DIRECTION → Show every line containing "this" by copying it.

═══ RECORDS PROVIDED

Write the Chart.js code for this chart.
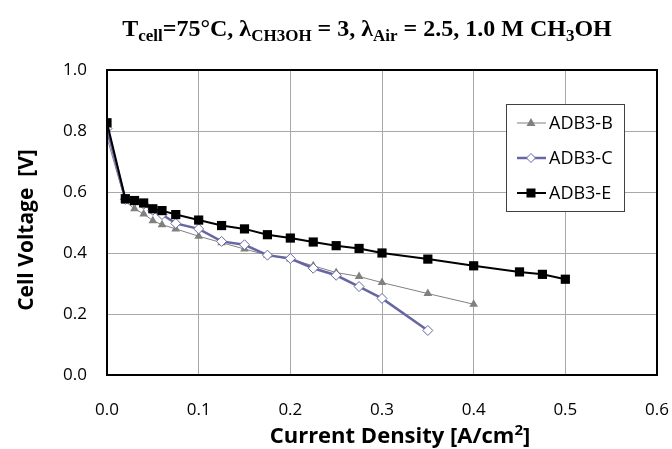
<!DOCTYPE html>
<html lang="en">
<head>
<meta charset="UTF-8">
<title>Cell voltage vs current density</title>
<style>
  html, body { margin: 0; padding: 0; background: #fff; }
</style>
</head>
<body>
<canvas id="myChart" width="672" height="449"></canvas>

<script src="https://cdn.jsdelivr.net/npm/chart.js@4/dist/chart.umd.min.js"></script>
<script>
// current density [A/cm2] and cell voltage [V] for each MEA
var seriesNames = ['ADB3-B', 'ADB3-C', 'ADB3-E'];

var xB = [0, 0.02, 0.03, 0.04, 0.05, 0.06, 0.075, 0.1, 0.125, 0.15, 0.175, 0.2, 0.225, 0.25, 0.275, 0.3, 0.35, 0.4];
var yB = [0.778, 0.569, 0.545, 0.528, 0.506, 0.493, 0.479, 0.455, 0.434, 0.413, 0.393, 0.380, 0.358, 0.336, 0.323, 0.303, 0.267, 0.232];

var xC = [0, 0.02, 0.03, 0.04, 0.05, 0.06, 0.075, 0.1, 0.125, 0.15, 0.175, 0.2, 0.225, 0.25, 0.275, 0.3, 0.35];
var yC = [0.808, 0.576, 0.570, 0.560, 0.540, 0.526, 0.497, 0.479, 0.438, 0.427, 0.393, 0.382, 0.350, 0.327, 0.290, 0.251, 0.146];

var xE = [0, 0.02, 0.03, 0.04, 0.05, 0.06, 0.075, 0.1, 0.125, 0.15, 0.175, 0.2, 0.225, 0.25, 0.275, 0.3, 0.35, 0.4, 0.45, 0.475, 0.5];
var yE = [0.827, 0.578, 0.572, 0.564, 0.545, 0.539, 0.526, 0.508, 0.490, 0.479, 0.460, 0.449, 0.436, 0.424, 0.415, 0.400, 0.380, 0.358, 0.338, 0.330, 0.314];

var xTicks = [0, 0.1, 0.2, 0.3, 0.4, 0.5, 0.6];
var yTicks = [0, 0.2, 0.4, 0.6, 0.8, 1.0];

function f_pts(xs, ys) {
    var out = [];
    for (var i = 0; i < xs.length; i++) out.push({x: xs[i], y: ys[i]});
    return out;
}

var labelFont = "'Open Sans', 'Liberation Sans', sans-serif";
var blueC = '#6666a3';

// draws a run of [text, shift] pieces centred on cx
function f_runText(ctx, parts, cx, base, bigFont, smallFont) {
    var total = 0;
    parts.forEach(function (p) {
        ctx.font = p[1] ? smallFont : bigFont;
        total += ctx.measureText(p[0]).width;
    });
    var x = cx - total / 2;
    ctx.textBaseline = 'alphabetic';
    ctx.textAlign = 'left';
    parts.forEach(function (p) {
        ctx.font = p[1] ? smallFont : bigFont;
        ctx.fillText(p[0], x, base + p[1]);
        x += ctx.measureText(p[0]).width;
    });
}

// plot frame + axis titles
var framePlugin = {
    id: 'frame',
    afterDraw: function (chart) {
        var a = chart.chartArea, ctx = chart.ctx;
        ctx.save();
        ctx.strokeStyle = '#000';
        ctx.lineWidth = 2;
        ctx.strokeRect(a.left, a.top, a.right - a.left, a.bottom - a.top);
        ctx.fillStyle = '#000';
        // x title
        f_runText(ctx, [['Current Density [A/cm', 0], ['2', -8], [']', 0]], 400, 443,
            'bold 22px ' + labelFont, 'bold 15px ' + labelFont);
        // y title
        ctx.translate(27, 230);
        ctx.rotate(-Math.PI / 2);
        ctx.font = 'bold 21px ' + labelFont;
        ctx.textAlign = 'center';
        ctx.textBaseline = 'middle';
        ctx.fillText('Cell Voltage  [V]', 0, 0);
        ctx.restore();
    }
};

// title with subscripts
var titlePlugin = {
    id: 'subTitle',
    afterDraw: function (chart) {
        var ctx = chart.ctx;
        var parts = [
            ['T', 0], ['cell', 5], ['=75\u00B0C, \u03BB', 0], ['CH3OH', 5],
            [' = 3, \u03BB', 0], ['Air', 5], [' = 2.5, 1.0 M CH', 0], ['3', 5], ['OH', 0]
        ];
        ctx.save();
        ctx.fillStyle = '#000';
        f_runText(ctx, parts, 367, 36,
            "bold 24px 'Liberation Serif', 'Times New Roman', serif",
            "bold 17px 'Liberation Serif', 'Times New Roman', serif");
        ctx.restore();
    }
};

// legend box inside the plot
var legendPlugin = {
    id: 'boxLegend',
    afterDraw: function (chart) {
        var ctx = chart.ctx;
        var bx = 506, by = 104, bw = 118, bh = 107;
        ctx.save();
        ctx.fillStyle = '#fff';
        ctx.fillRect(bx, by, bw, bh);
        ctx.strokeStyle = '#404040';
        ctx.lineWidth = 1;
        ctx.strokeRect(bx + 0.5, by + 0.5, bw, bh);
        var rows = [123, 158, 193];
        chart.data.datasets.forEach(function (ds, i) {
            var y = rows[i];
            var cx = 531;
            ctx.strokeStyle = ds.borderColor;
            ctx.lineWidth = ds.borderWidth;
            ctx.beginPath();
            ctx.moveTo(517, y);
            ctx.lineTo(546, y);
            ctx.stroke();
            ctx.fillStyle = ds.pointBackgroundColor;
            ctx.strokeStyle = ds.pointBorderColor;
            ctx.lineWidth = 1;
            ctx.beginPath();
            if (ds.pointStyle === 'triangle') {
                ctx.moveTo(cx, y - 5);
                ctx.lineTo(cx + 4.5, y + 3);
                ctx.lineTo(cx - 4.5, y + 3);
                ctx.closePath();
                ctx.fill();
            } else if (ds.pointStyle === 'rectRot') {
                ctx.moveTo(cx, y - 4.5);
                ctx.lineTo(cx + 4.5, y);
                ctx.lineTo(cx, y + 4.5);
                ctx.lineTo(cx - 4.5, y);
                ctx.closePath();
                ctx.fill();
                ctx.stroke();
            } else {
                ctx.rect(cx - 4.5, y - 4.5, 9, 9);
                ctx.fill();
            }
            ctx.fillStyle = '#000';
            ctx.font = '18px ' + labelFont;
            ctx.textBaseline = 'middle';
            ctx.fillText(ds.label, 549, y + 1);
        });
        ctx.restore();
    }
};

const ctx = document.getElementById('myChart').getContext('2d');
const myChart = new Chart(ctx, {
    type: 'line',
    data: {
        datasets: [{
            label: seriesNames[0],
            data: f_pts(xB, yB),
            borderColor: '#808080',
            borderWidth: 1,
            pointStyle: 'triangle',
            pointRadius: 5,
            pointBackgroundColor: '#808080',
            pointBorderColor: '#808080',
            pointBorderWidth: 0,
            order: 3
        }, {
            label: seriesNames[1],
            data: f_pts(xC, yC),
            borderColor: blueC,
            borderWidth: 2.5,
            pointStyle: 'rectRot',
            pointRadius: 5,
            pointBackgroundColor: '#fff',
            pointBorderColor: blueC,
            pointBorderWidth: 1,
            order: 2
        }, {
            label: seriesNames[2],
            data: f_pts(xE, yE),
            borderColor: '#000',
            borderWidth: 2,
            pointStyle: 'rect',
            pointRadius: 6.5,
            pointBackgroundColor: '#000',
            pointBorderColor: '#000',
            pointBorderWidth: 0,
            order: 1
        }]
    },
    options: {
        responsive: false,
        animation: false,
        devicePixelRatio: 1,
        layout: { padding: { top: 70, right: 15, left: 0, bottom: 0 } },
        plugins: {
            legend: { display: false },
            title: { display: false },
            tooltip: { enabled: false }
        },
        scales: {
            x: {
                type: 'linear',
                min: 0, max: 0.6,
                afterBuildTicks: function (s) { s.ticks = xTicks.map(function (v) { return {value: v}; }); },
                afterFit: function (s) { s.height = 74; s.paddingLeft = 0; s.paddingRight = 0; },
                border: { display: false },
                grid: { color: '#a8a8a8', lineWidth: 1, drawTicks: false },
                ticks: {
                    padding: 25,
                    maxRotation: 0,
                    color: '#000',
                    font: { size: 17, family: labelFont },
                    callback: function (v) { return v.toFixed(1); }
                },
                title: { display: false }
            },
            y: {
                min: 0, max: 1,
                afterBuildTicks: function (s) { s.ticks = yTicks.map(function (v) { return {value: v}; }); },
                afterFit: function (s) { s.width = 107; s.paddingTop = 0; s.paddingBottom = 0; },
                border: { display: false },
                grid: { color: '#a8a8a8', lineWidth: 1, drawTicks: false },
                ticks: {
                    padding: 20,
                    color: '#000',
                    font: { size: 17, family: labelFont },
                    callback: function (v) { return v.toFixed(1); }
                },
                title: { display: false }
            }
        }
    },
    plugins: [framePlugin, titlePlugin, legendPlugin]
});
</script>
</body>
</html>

══════
═══ RECORDS PROVIDED

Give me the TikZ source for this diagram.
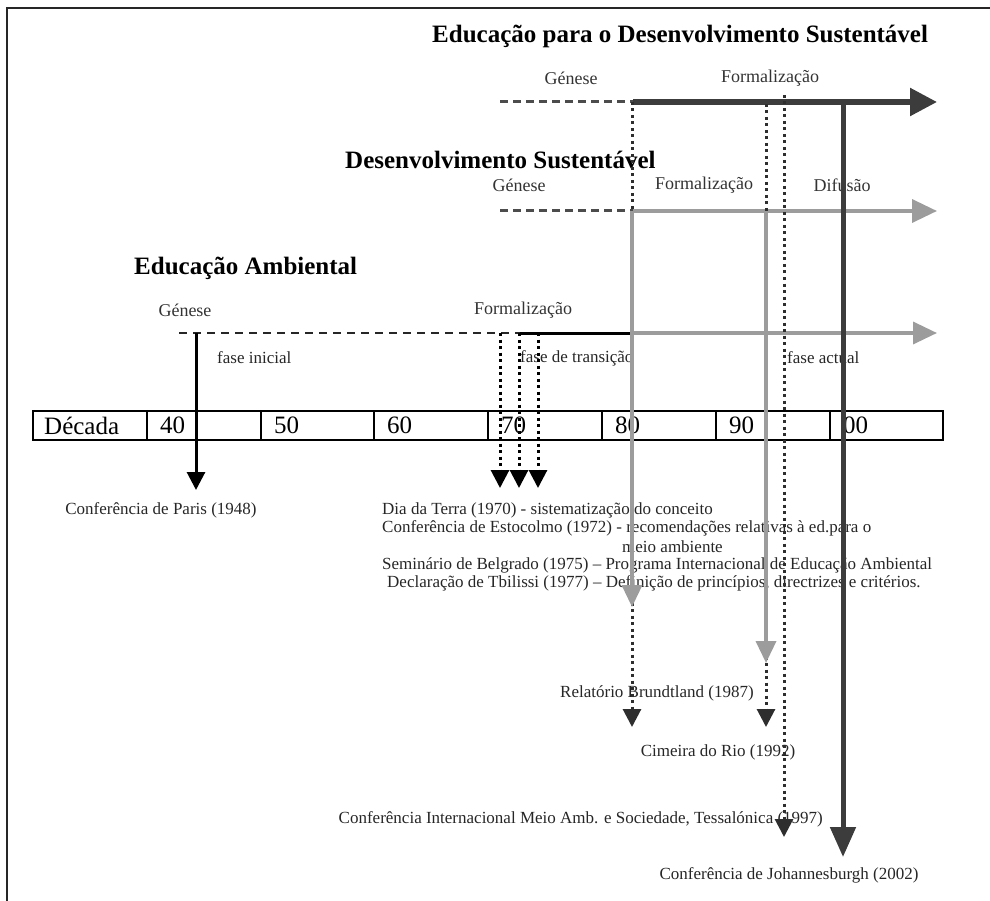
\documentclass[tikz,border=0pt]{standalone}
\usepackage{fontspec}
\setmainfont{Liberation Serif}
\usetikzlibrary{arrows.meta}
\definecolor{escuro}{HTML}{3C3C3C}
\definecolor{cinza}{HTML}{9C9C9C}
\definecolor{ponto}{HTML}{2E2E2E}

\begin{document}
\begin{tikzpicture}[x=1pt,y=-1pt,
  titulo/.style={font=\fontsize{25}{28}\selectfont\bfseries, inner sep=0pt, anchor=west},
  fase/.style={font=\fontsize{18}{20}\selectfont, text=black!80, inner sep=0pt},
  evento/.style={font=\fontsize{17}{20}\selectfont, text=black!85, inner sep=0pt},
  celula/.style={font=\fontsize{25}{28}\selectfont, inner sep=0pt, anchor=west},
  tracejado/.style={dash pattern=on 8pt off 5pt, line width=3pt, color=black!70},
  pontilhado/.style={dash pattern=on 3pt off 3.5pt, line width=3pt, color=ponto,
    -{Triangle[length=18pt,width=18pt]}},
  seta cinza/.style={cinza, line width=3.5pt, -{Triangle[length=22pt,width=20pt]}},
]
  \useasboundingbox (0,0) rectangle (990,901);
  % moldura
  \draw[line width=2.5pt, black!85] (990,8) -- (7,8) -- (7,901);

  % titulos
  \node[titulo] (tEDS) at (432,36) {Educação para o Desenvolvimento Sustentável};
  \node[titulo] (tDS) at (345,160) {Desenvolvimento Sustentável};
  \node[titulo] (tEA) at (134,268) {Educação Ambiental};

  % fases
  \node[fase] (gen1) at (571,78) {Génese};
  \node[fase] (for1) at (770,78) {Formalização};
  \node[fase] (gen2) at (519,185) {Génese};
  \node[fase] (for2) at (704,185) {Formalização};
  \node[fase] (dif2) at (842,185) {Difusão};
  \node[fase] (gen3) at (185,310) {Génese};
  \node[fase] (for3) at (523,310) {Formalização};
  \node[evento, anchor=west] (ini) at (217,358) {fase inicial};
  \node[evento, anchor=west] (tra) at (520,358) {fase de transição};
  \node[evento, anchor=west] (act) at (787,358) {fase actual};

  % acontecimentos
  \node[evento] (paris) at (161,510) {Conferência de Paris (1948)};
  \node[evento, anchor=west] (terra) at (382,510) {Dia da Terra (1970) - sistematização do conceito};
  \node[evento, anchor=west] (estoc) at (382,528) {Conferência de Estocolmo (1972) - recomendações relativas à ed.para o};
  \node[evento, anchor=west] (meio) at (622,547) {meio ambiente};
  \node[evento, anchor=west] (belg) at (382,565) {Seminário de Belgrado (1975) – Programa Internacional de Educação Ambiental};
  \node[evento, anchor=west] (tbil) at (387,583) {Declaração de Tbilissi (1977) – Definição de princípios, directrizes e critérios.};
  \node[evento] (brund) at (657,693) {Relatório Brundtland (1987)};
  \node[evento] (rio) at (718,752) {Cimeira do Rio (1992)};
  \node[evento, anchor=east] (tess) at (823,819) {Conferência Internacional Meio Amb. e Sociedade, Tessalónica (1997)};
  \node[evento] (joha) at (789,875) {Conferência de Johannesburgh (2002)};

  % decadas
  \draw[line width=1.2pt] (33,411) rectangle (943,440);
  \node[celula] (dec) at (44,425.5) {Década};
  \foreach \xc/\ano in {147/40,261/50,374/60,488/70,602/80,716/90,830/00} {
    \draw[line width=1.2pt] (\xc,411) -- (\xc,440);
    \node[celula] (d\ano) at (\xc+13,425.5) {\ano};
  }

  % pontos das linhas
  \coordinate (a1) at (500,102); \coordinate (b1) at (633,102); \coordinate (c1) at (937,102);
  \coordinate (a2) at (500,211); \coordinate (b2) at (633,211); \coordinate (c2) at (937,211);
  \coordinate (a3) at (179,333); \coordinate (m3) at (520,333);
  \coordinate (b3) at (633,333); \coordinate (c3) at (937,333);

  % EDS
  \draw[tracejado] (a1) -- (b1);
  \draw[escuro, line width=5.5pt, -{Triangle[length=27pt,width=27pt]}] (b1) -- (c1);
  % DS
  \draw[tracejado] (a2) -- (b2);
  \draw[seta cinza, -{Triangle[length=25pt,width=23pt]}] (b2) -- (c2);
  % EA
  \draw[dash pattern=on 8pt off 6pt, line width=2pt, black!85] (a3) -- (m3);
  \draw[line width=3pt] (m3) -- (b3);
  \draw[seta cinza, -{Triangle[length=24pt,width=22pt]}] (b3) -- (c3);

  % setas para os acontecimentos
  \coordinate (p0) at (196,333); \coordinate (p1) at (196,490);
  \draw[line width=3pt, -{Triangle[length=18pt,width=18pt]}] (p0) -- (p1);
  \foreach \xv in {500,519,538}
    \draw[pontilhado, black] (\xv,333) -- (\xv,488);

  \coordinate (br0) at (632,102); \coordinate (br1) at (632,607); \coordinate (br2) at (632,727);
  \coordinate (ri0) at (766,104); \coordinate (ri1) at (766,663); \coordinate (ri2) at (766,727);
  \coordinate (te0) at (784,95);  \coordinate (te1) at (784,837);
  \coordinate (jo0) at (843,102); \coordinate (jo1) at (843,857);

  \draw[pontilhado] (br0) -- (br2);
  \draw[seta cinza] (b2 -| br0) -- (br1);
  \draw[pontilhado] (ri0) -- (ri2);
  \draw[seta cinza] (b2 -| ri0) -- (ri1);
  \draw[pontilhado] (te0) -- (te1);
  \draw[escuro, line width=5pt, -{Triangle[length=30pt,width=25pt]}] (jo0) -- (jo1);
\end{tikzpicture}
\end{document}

══════

EXERCISE OUTPUT →
Write the Chart.js code for this chart.
Give me the TikZ source for this diagram.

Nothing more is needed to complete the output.